▶ **Required work**: Images are not part of the copy; write out the rest of the data exactly as given.

** Begin **

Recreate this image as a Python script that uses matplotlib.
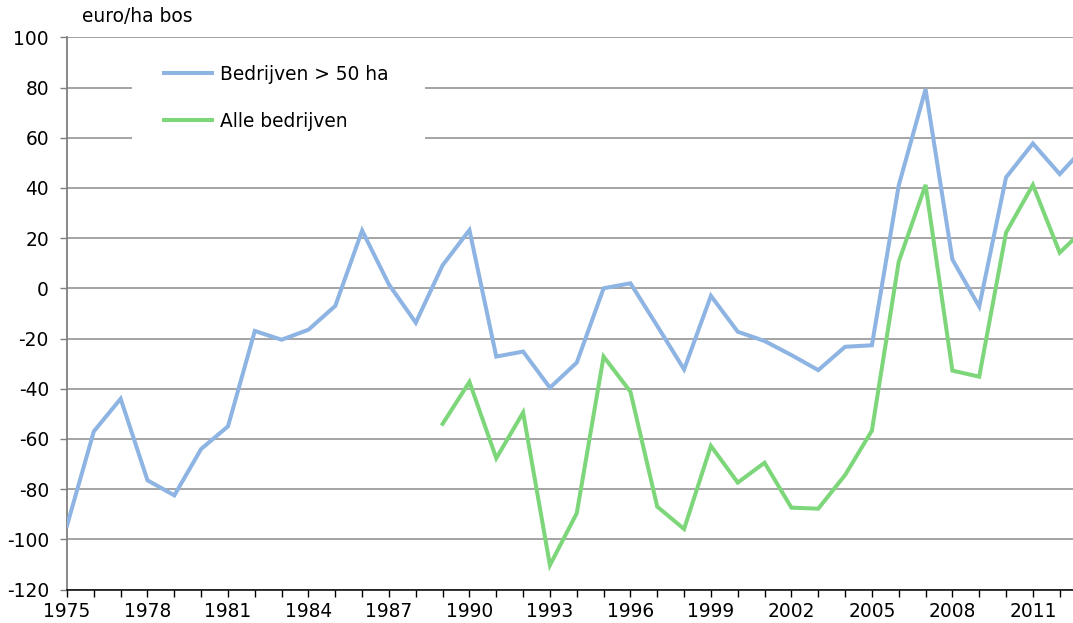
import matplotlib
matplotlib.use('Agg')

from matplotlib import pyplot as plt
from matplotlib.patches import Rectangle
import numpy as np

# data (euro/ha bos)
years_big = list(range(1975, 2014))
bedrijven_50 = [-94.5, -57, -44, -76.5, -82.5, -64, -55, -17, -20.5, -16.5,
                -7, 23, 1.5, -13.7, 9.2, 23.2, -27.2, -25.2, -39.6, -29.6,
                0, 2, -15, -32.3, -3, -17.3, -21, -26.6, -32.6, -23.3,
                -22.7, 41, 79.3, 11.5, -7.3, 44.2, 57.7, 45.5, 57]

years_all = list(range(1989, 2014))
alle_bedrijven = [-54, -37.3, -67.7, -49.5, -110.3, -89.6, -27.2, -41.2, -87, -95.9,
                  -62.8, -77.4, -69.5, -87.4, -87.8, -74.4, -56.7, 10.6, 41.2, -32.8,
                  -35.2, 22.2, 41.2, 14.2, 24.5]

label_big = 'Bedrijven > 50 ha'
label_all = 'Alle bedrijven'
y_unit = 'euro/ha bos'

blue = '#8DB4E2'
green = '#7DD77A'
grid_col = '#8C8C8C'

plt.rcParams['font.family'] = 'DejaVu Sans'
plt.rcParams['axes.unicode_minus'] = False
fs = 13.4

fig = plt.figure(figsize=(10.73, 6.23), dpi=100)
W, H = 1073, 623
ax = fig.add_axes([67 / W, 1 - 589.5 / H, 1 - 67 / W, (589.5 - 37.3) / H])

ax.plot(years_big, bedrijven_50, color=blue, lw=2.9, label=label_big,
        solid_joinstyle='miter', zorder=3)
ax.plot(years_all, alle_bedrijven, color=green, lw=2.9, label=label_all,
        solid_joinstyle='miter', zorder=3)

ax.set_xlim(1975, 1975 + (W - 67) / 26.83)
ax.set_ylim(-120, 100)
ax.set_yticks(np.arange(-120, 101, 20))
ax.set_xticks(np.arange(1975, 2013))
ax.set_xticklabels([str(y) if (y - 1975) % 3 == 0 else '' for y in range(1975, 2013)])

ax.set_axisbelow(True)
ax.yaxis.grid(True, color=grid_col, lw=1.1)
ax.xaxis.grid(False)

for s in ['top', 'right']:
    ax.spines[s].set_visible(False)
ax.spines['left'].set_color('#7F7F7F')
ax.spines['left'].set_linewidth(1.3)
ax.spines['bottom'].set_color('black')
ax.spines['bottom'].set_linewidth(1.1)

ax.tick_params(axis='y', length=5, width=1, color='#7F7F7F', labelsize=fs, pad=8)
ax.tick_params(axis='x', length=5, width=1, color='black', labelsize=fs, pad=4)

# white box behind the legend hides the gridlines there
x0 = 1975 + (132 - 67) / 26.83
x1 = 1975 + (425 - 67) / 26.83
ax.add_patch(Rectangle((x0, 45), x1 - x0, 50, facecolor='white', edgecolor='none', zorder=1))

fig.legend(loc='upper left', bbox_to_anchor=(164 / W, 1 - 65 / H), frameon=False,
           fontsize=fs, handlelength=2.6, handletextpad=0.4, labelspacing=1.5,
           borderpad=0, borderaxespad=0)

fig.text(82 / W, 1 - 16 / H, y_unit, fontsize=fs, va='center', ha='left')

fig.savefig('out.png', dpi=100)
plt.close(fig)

** End **

▶ **Result of the exercise**:
Recreate this image as a Python script that uses matplotlib.
import matplotlib
matplotlib.use('Agg')

from matplotlib import pyplot as plt
from matplotlib.patches import Rectangle
import numpy as np

# data (euro/ha bos)
years_big = list(range(1975, 2014))
bedrijven_50 = [-94.5, -57, -44, -76.5, -82.5, -64, -55, -17, -20.5, -16.5,
                -7, 23, 1.5, -13.7, 9.2, 23.2, -27.2, -25.2, -39.6, -29.6,
                0, 2, -15, -32.3, -3, -17.3, -21, -26.6, -32.6, -23.3,
                -22.7, 41, 79.3, 11.5, -7.3, 44.2, 57.7, 45.5, 57]

years_all = list(range(1989, 2014))
alle_bedrijven = [-54, -37.3, -67.7, -49.5, -110.3, -89.6, -27.2, -41.2, -87, -95.9,
                  -62.8, -77.4, -69.5, -87.4, -87.8, -74.4, -56.7, 10.6, 41.2, -32.8,
                  -35.2, 22.2, 41.2, 14.2, 24.5]

label_big = 'Bedrijven > 50 ha'
label_all = 'Alle bedrijven'
y_unit = 'euro/ha bos'

blue = '#8DB4E2'
green = '#7DD77A'
grid_col = '#8C8C8C'

plt.rcParams['font.family'] = 'DejaVu Sans'
plt.rcParams['axes.unicode_minus'] = False
fs = 13.4

fig = plt.figure(figsize=(10.73, 6.23), dpi=100)
W, H = 1073, 623
ax = fig.add_axes([67 / W, 1 - 589.5 / H, 1 - 67 / W, (589.5 - 37.3) / H])

ax.plot(years_big, bedrijven_50, color=blue, lw=2.9, label=label_big,
        solid_joinstyle='miter', zorder=3)
ax.plot(years_all, alle_bedrijven, color=green, lw=2.9, label=label_all,
        solid_joinstyle='miter', zorder=3)

ax.set_xlim(1975, 1975 + (W - 67) / 26.83)
ax.set_ylim(-120, 100)
ax.set_yticks(np.arange(-120, 101, 20))
ax.set_xticks(np.arange(1975, 2013))
ax.set_xticklabels([str(y) if (y - 1975) % 3 == 0 else '' for y in range(1975, 2013)])

ax.set_axisbelow(True)
ax.yaxis.grid(True, color=grid_col, lw=1.1)
ax.xaxis.grid(False)

for s in ['top', 'right']:
    ax.spines[s].set_visible(False)
ax.spines['left'].set_color('#7F7F7F')
ax.spines['left'].set_linewidth(1.3)
ax.spines['bottom'].set_color('black')
ax.spines['bottom'].set_linewidth(1.1)

ax.tick_params(axis='y', length=5, width=1, color='#7F7F7F', labelsize=fs, pad=8)
ax.tick_params(axis='x', length=5, width=1, color='black', labelsize=fs, pad=4)

# white box behind the legend hides the gridlines there
x0 = 1975 + (132 - 67) / 26.83
x1 = 1975 + (425 - 67) / 26.83
ax.add_patch(Rectangle((x0, 45), x1 - x0, 50, facecolor='white', edgecolor='none', zorder=1))

fig.legend(loc='upper left', bbox_to_anchor=(164 / W, 1 - 65 / H), frameon=False,
           fontsize=fs, handlelength=2.6, handletextpad=0.4, labelspacing=1.5,
           borderpad=0, borderaxespad=0)

fig.text(82 / W, 1 - 16 / H, y_unit, fontsize=fs, va='center', ha='left')

fig.savefig('out.png', dpi=100)
plt.close(fig)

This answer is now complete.